The city ordinance passed in June and bans anti-gay discrimination among businesses that serve the public, private employers, in housing and in city employment and city contracting. The ordinance exempted religious institutions.
But the ordinance passage was followed by a lawsuit against the city by people identified as Christians in the media. The lawsuit sought a court injunction forcing the city to suspend the HERO ordinance and place a repeal on the ballot in November. City attorneys responded to the lawsuit on Oct. 10 by issuing subpoenas to five local pastors.
And that's when a local battle over discrimination suddenly became a First Amendment cause célèbre.
“City council members are supposed to be public servants, not Big Brother overlords who won’t tolerate dissent or challenge,” said Erik Stanley of the group Alliance Defending Freedom, which now represents the pastors, on the group’s website. “In this case the city has embarked upon a witch hunt and we’re asking the court to put a stop to it.”
Part of the evangelical outcry now is the fact that the five pastors named in the subpoena have no involvement in the lawsuit brought against the city – the city attorney issued the subpoena during the legal discovery process, according to Religious News Service (RNS) and other news outlets.
Therefore it appears to some that these pastors have been singled-out because they allegedly fought the passage of the HERO ordinance from the pulpit.
The city attorney's office has not responded to requests for comment.
However, the subpoena was posted online by the attorneys at The Alliance Defending Freedom who represent the pastors.
“The subpoenas were issued to pastors who have been involved in the political campaign to organize a repeal of Houston’s new equal rights ordinance,” said Ms. Evans, chief policy officer to the mayor, in a statement to the Houston Chronicle. “It is part of the discovery process in a lawsuit brought by opponents of the ordinance, a group that is tied to the pastors who have received the subpoenas.”
A central point of contention in the new ordinance is that if transgender people are barred access to a restroom, they may file a discrimination complaint.
The City of Houston subpoena specifically demanded the pastors turn over any all communications of any kind, written or electronic including but not limited to: sermons, emails, studies, petition circulars, training materials and any other related documents, photos and petition drafts, according to the subpoena.
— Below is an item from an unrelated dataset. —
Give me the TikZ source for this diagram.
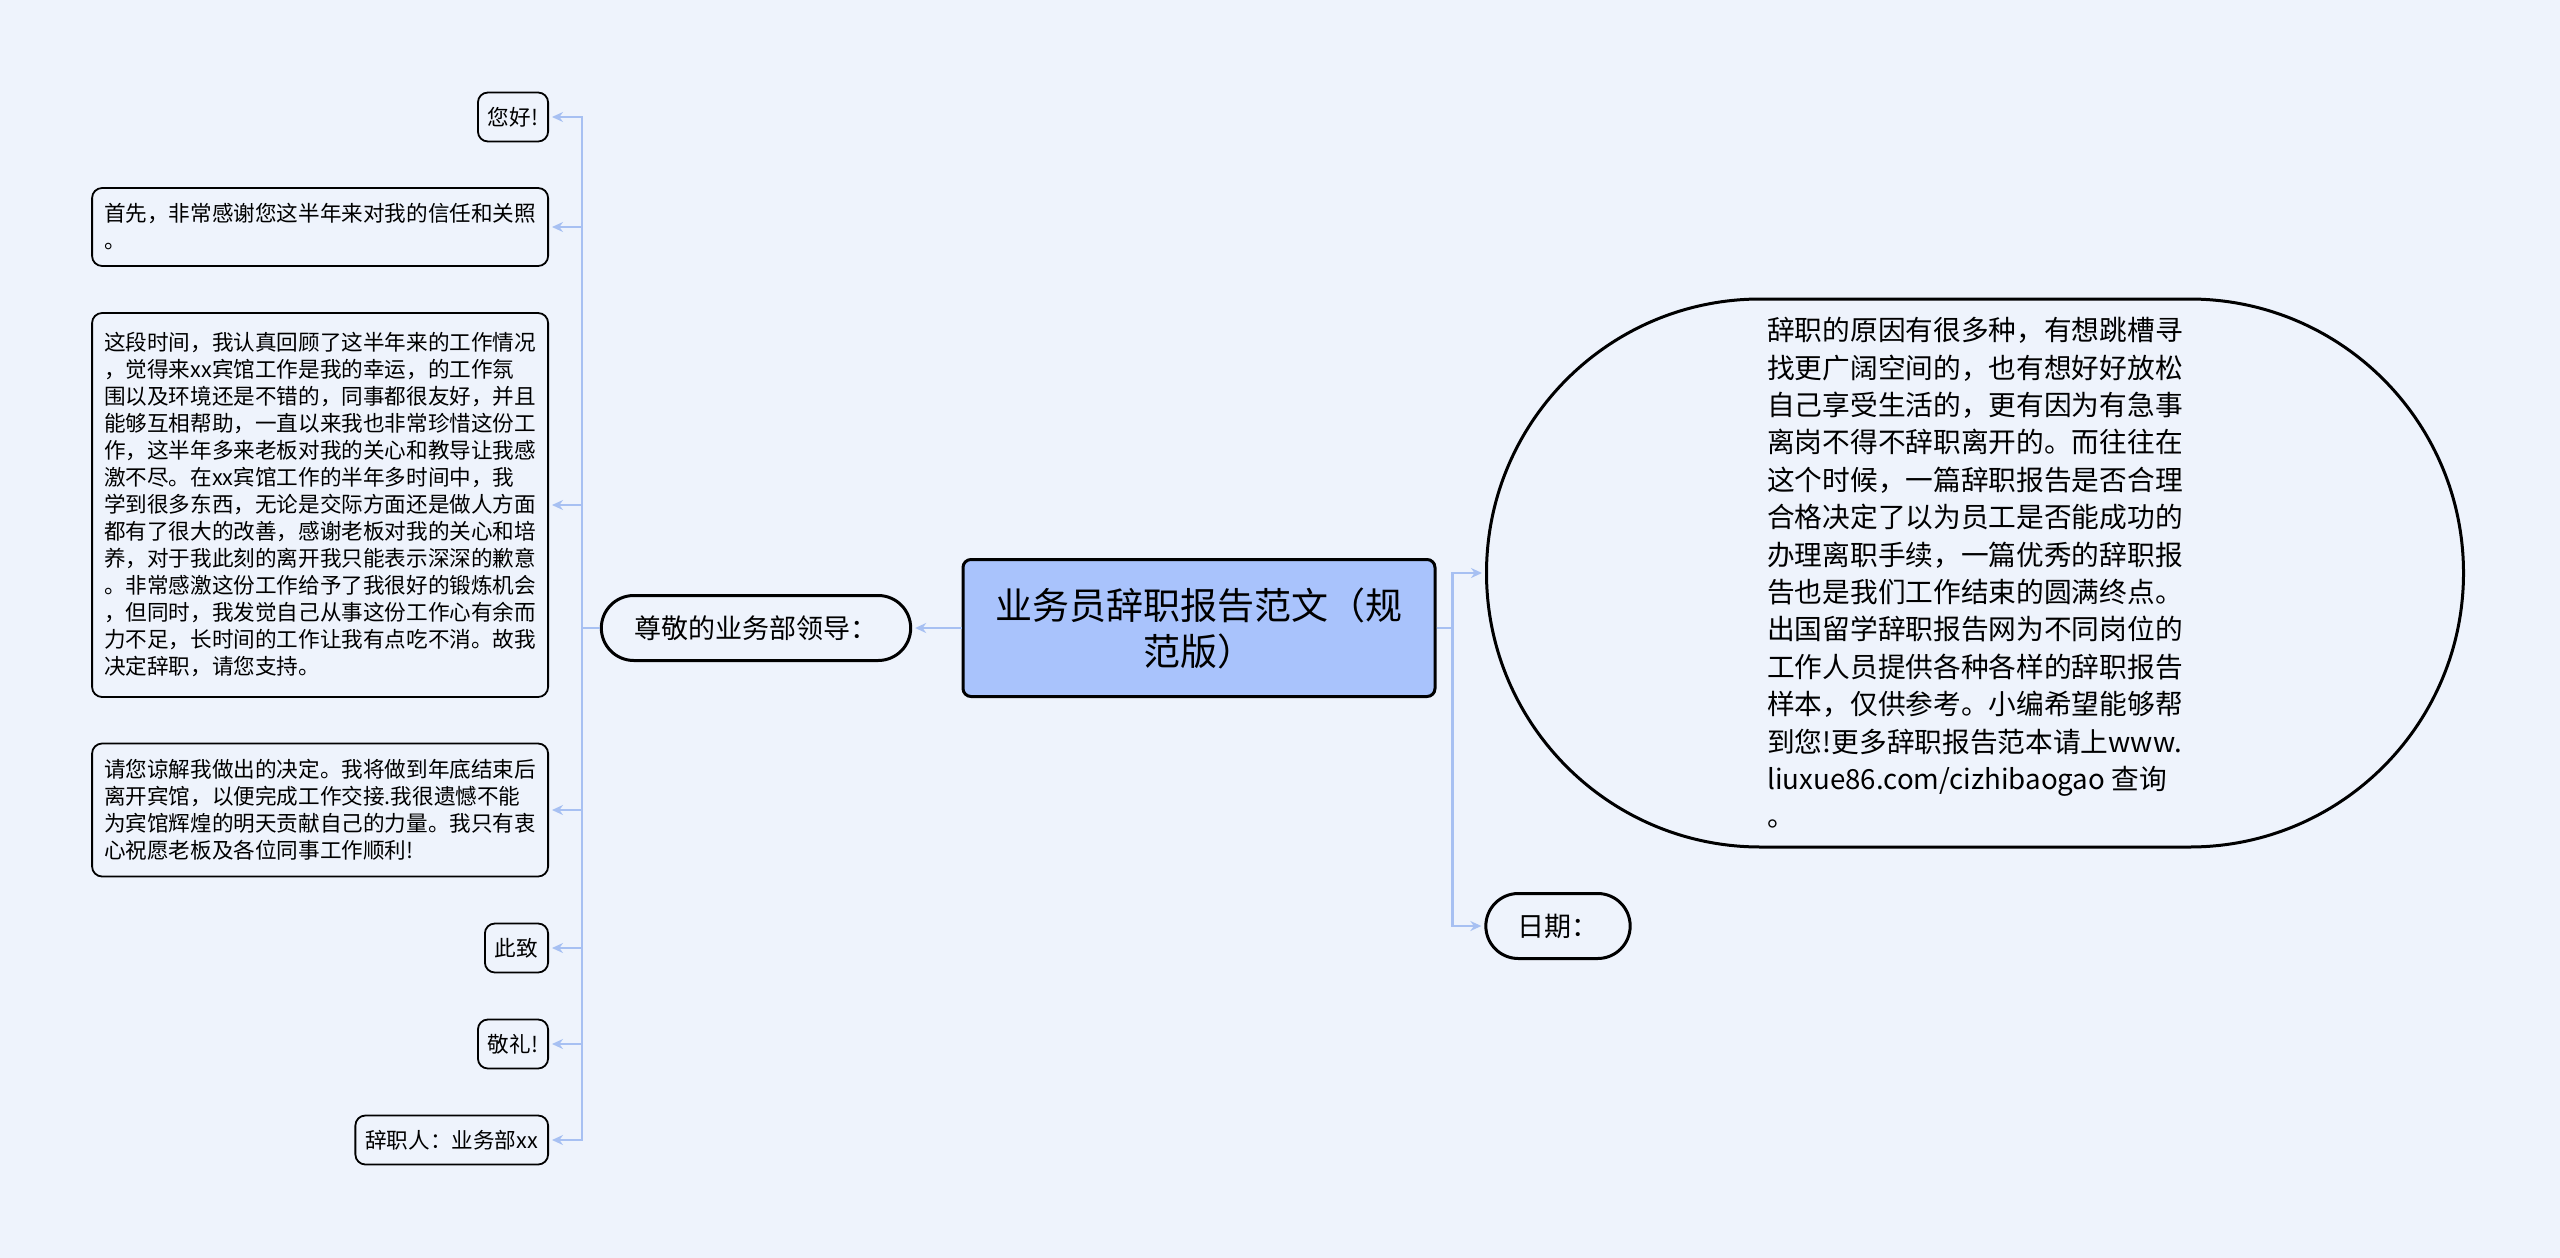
\documentclass[tikz,border=0pt]{standalone}
\usepackage{fontspec}
\setmainfont{Noto Sans CJK SC}
\usetikzlibrary{arrows.meta,shapes.misc}
\definecolor{bg}{HTML}{EEF3FC}
\definecolor{conn}{HTML}{A7C0F2}
\definecolor{mainfill}{HTML}{A9C3FC}
\begin{document}
\begin{tikzpicture}[x=1pt,y=-1pt,
  connector/.style={draw=conn, line width=2.6pt, -{Stealth[length=11pt,width=10pt]}, shorten >=3pt},
  plainconn/.style={draw=conn, line width=2.6pt},
  leaf/.style={draw=black, line width=1.8pt, rounded corners=10pt, fill=bg, anchor=east,
    font=\fontsize{21.6pt}{27pt}\selectfont, inner xsep=10pt, minimum height=49pt},
  leafwide/.style={leaf, text width=432pt, align=left, inner xsep=12pt},
  pill/.style={draw=black, line width=3pt, fill=bg, rounded rectangle,
    font=\fontsize{27pt}{34pt}\selectfont, minimum height=65pt},
  topic/.style={draw=black, line width=3pt, rounded corners=8pt, fill=mainfill,
    font=\fontsize{37pt}{46pt}\selectfont, align=center, minimum width=472pt, minimum height=137pt}
]
\fill[bg] (0,0) rectangle (2560,1258);
\useasboundingbox (0,0) rectangle (2560,1258);

% central topic
\node[topic] (main) at (1199,628) {业务员辞职报告范文（规\\范版）};

% left branch
\node[pill, minimum width=316pt] (zj) at (756,628) {尊敬的业务部领导：};

\node[leaf] (l1) at (549,117) {您好!};
\node[leafwide, minimum height=78pt] (l2) at (549,227) {首先，非常感谢您这半年来对我的信任和关照\\。};
\node[leafwide, minimum height=384pt] (l3) at (549,505) {这段时间，我认真回顾了这半年来的工作情况\\，觉得来xx宾馆工作是我的幸运，的工作氛\\围以及环境还是不错的，同事都很友好，并且\\能够互相帮助，一直以来我也非常珍惜这份工\\作，这半年多来老板对我的关心和教导让我感\\激不尽。在xx宾馆工作的半年多时间中，我\\学到很多东西，无论是交际方面还是做人方面\\都有了很大的改善，感谢老板对我的关心和培\\养，对于我此刻的离开我只能表示深深的歉意\\。非常感激这份工作给予了我很好的锻炼机会\\，但同时，我发觉自己从事这份工作心有余而\\力不足，长时间的工作让我有点吃不消。故我\\决定辞职，请您支持。};
\node[leafwide, minimum height=133pt] (l4) at (549,810) {请您谅解我做出的决定。我将做到年底结束后\\离开宾馆，以便完成工作交接.我很遗憾不能\\为宾馆辉煌的明天贡献自己的力量。我只有衷\\心祝愿老板及各位同事工作顺利!};
\node[leaf] (l5) at (549,948) {此致};
\node[leaf] (l6) at (549,1044) {敬礼!};
\node[leaf] (l7) at (549,1140) {辞职人：业务部xx};

% right branch
\node[pill, minimum width=985pt, minimum height=548pt, align=left, inner xsep=4pt,
  font=\fontsize{27.7pt}{37.4pt}\selectfont] (big) at (1975,573) {辞职的原因有很多种，有想跳槽寻\\找更广阔空间的，也有想好好放松\\自己享受生活的，更有因为有急事\\离岗不得不辞职离开的。而往往在\\这个时候，一篇辞职报告是否合理\\合格决定了以为员工是否能成功的\\办理离职手续，一篇优秀的辞职报\\告也是我们工作结束的圆满终点。\\出国留学辞职报告网为不同岗位的\\工作人员提供各种各样的辞职报告\\样本，仅供参考。小编希望能够帮\\到您!更多辞职报告范本请上www.\\liuxue86.com/cizhibaogao 查询\\。};
\node[pill, minimum width=151pt] (date) at (1558,926) {日期：};

% connectors
\draw[connector] (main.west) -- (zj.east);
\foreach \n in {l1,l2,l3,l4,l5,l6,l7}{
  \draw[connector] (zj.west) -- ++(-18,0) |- (\n.east);
}
\draw[connector] (main.east) -- ++(16,0) |- (big.west);
\draw[connector] (main.east) -- ++(16,0) |- (date.west);
\end{tikzpicture}
\end{document}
The subpoena also demands, “All communications with Pastor Dave Welch or anyone else at or associated with the Houston Area Pastor Council referring or relating to HERO, restroom access in connection with HERO, the Petition, or this litigation.”
Welch has become known for his conservative views and allegedly calling upon his followers to invoke “Imprecatory prayers” that “ask God to burden, curse or even destroy wicked individuals and institutions,” against the LGBT community and its supporters, according to TFN (Texas Freedom Network)
Those failing to comply will with the subpoena will be held in contempt of court.
But the city's lawyers will face a high bar for proving the information in the sermons is essential to their case, Charles Rhodes, a South Texas College of Law professor, told the Houston Chronicle. The pastors are not named parties in the lawsuit, and the [US Constitution's First Amendment] "Church Autonomy Doctrine" offers fairly broad protections for internal church deliberations, he said.